• [SOURCE MATERIAL]:
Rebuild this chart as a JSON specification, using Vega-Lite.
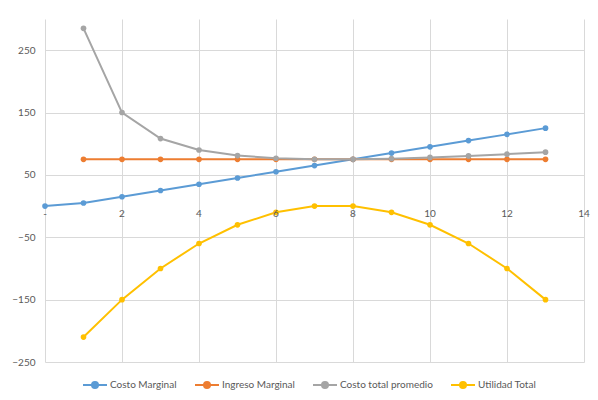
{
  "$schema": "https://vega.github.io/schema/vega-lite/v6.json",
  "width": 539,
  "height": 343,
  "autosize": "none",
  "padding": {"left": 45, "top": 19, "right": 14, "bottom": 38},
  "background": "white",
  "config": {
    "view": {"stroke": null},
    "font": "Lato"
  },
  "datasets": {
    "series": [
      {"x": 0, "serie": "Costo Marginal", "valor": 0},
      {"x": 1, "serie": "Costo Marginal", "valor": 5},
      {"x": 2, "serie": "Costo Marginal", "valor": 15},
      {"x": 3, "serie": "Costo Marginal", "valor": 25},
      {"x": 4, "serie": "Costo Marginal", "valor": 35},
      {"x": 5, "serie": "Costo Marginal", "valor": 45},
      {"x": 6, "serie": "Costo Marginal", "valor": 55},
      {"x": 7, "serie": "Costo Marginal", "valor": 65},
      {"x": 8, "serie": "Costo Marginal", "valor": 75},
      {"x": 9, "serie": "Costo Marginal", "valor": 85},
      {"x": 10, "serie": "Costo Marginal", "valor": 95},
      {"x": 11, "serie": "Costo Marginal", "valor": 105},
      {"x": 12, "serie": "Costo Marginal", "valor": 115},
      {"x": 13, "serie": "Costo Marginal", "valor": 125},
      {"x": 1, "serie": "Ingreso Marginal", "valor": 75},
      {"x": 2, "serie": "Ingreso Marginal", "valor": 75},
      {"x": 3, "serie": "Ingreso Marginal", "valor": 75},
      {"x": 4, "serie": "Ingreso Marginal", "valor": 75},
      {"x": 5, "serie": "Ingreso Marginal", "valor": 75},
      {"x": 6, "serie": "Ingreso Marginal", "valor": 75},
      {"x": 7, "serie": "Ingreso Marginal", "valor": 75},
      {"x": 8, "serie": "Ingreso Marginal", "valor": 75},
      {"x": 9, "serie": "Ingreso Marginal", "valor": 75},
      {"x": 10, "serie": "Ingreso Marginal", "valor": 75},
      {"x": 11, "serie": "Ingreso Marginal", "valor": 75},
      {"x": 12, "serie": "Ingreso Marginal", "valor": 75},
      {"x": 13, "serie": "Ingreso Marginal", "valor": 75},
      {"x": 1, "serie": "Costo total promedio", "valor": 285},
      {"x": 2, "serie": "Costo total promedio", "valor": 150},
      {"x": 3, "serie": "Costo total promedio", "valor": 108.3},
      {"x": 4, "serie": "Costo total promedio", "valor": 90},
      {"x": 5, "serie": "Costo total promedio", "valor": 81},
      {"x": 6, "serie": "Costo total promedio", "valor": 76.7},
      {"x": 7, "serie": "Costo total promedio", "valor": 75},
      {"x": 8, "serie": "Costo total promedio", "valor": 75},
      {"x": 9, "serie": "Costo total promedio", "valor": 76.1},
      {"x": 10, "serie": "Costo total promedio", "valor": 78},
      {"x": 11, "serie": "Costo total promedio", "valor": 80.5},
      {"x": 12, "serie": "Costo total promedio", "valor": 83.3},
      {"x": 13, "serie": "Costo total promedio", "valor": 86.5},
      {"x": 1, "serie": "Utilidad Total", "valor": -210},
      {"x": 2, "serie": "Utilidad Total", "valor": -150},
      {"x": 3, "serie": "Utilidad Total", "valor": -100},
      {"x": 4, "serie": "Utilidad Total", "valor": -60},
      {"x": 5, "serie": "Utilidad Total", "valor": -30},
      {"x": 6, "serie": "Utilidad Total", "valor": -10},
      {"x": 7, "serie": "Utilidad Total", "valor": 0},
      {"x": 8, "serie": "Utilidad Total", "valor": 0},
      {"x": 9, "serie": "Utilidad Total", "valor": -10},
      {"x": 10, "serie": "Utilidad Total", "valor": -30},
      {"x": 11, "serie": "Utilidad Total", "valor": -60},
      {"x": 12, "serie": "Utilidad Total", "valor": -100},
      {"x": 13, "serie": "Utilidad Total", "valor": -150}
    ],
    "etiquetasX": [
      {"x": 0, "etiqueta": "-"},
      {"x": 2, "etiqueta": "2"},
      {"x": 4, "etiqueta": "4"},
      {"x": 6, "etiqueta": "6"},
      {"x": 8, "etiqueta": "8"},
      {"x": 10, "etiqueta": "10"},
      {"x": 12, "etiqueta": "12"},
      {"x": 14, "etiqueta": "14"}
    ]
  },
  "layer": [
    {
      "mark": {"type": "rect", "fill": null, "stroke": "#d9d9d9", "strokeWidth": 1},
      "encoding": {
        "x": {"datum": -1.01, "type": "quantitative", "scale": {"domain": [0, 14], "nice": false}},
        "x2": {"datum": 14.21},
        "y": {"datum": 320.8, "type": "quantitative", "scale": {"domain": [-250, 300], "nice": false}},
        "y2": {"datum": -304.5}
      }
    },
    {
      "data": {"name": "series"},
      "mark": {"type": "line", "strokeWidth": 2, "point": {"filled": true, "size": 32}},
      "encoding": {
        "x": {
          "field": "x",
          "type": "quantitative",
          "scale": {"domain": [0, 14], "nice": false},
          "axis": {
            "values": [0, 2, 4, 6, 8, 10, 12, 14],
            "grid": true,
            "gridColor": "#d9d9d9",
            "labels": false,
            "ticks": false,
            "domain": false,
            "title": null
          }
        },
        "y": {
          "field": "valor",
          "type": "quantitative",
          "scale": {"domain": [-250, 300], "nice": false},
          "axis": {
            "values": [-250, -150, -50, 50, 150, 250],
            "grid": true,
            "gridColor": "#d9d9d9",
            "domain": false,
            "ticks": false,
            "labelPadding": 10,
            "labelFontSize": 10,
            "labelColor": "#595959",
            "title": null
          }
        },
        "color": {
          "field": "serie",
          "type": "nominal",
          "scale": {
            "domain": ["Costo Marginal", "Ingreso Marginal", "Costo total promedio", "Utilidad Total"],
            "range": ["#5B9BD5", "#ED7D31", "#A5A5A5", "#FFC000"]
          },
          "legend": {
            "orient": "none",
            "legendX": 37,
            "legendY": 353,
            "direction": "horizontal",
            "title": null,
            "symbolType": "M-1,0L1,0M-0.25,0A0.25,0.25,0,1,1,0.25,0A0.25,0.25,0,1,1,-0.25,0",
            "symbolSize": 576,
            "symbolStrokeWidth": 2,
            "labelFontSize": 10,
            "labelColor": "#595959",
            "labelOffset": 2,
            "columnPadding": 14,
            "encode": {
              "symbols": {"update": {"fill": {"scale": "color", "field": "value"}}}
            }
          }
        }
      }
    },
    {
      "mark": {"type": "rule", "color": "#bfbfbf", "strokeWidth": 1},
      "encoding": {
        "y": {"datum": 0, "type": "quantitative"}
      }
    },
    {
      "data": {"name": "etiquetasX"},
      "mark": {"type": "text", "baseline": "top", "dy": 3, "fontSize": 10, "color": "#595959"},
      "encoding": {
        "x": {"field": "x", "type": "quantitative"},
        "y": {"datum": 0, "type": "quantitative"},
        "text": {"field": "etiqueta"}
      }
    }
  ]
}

• [EXERCISE TASK]:
Repeat the material above word for word, please, apart from its images.

• [REPLY]:
Rebuild this chart as a JSON specification, using Vega-Lite.
{
  "$schema": "https://vega.github.io/schema/vega-lite/v6.json",
  "width": 539,
  "height": 343,
  "autosize": "none",
  "padding": {"left": 45, "top": 19, "right": 14, "bottom": 38},
  "background": "white",
  "config": {
    "view": {"stroke": null},
    "font": "Lato"
  },
  "datasets": {
    "series": [
      {"x": 0, "serie": "Costo Marginal", "valor": 0},
      {"x": 1, "serie": "Costo Marginal", "valor": 5},
      {"x": 2, "serie": "Costo Marginal", "valor": 15},
      {"x": 3, "serie": "Costo Marginal", "valor": 25},
      {"x": 4, "serie": "Costo Marginal", "valor": 35},
      {"x": 5, "serie": "Costo Marginal", "valor": 45},
      {"x": 6, "serie": "Costo Marginal", "valor": 55},
      {"x": 7, "serie": "Costo Marginal", "valor": 65},
      {"x": 8, "serie": "Costo Marginal", "valor": 75},
      {"x": 9, "serie": "Costo Marginal", "valor": 85},
      {"x": 10, "serie": "Costo Marginal", "valor": 95},
      {"x": 11, "serie": "Costo Marginal", "valor": 105},
      {"x": 12, "serie": "Costo Marginal", "valor": 115},
      {"x": 13, "serie": "Costo Marginal", "valor": 125},
      {"x": 1, "serie": "Ingreso Marginal", "valor": 75},
      {"x": 2, "serie": "Ingreso Marginal", "valor": 75},
      {"x": 3, "serie": "Ingreso Marginal", "valor": 75},
      {"x": 4, "serie": "Ingreso Marginal", "valor": 75},
      {"x": 5, "serie": "Ingreso Marginal", "valor": 75},
      {"x": 6, "serie": "Ingreso Marginal", "valor": 75},
      {"x": 7, "serie": "Ingreso Marginal", "valor": 75},
      {"x": 8, "serie": "Ingreso Marginal", "valor": 75},
      {"x": 9, "serie": "Ingreso Marginal", "valor": 75},
      {"x": 10, "serie": "Ingreso Marginal", "valor": 75},
      {"x": 11, "serie": "Ingreso Marginal", "valor": 75},
      {"x": 12, "serie": "Ingreso Marginal", "valor": 75},
      {"x": 13, "serie": "Ingreso Marginal", "valor": 75},
      {"x": 1, "serie": "Costo total promedio", "valor": 285},
      {"x": 2, "serie": "Costo total promedio", "valor": 150},
      {"x": 3, "serie": "Costo total promedio", "valor": 108.3},
      {"x": 4, "serie": "Costo total promedio", "valor": 90},
      {"x": 5, "serie": "Costo total promedio", "valor": 81},
      {"x": 6, "serie": "Costo total promedio", "valor": 76.7},
      {"x": 7, "serie": "Costo total promedio", "valor": 75},
      {"x": 8, "serie": "Costo total promedio", "valor": 75},
      {"x": 9, "serie": "Costo total promedio", "valor": 76.1},
      {"x": 10, "serie": "Costo total promedio", "valor": 78},
      {"x": 11, "serie": "Costo total promedio", "valor": 80.5},
      {"x": 12, "serie": "Costo total promedio", "valor": 83.3},
      {"x": 13, "serie": "Costo total promedio", "valor": 86.5},
      {"x": 1, "serie": "Utilidad Total", "valor": -210},
      {"x": 2, "serie": "Utilidad Total", "valor": -150},
      {"x": 3, "serie": "Utilidad Total", "valor": -100},
      {"x": 4, "serie": "Utilidad Total", "valor": -60},
      {"x": 5, "serie": "Utilidad Total", "valor": -30},
      {"x": 6, "serie": "Utilidad Total", "valor": -10},
      {"x": 7, "serie": "Utilidad Total", "valor": 0},
      {"x": 8, "serie": "Utilidad Total", "valor": 0},
      {"x": 9, "serie": "Utilidad Total", "valor": -10},
      {"x": 10, "serie": "Utilidad Total", "valor": -30},
      {"x": 11, "serie": "Utilidad Total", "valor": -60},
      {"x": 12, "serie": "Utilidad Total", "valor": -100},
      {"x": 13, "serie": "Utilidad Total", "valor": -150}
    ],
    "etiquetasX": [
      {"x": 0, "etiqueta": "-"},
      {"x": 2, "etiqueta": "2"},
      {"x": 4, "etiqueta": "4"},
      {"x": 6, "etiqueta": "6"},
      {"x": 8, "etiqueta": "8"},
      {"x": 10, "etiqueta": "10"},
      {"x": 12, "etiqueta": "12"},
      {"x": 14, "etiqueta": "14"}
    ]
  },
  "layer": [
    {
      "mark": {"type": "rect", "fill": null, "stroke": "#d9d9d9", "strokeWidth": 1},
      "encoding": {
        "x": {"datum": -1.01, "type": "quantitative", "scale": {"domain": [0, 14], "nice": false}},
        "x2": {"datum": 14.21},
        "y": {"datum": 320.8, "type": "quantitative", "scale": {"domain": [-250, 300], "nice": false}},
        "y2": {"datum": -304.5}
      }
    },
    {
      "data": {"name": "series"},
      "mark": {"type": "line", "strokeWidth": 2, "point": {"filled": true, "size": 32}},
      "encoding": {
        "x": {
          "field": "x",
          "type": "quantitative",
          "scale": {"domain": [0, 14], "nice": false},
          "axis": {
            "values": [0, 2, 4, 6, 8, 10, 12, 14],
            "grid": true,
            "gridColor": "#d9d9d9",
            "labels": false,
            "ticks": false,
            "domain": false,
            "title": null
          }
        },
        "y": {
          "field": "valor",
          "type": "quantitative",
          "scale": {"domain": [-250, 300], "nice": false},
          "axis": {
            "values": [-250, -150, -50, 50, 150, 250],
            "grid": true,
            "gridColor": "#d9d9d9",
            "domain": false,
            "ticks": false,
            "labelPadding": 10,
            "labelFontSize": 10,
            "labelColor": "#595959",
            "title": null
          }
        },
        "color": {
          "field": "serie",
          "type": "nominal",
          "scale": {
            "domain": ["Costo Marginal", "Ingreso Marginal", "Costo total promedio", "Utilidad Total"],
            "range": ["#5B9BD5", "#ED7D31", "#A5A5A5", "#FFC000"]
          },
          "legend": {
            "orient": "none",
            "legendX": 37,
            "legendY": 353,
            "direction": "horizontal",
            "title": null,
            "symbolType": "M-1,0L1,0M-0.25,0A0.25,0.25,0,1,1,0.25,0A0.25,0.25,0,1,1,-0.25,0",
            "symbolSize": 576,
            "symbolStrokeWidth": 2,
            "labelFontSize": 10,
            "labelColor": "#595959",
            "labelOffset": 2,
            "columnPadding": 14,
            "encode": {
              "symbols": {"update": {"fill": {"scale": "color", "field": "value"}}}
            }
          }
        }
      }
    },
    {
      "mark": {"type": "rule", "color": "#bfbfbf", "strokeWidth": 1},
      "encoding": {
        "y": {"datum": 0, "type": "quantitative"}
      }
    },
    {
      "data": {"name": "etiquetasX"},
      "mark": {"type": "text", "baseline": "top", "dy": 3, "fontSize": 10, "color": "#595959"},
      "encoding": {
        "x": {"field": "x", "type": "quantitative"},
        "y": {"datum": 0, "type": "quantitative"},
        "text": {"field": "etiqueta"}
      }
    }
  ]
}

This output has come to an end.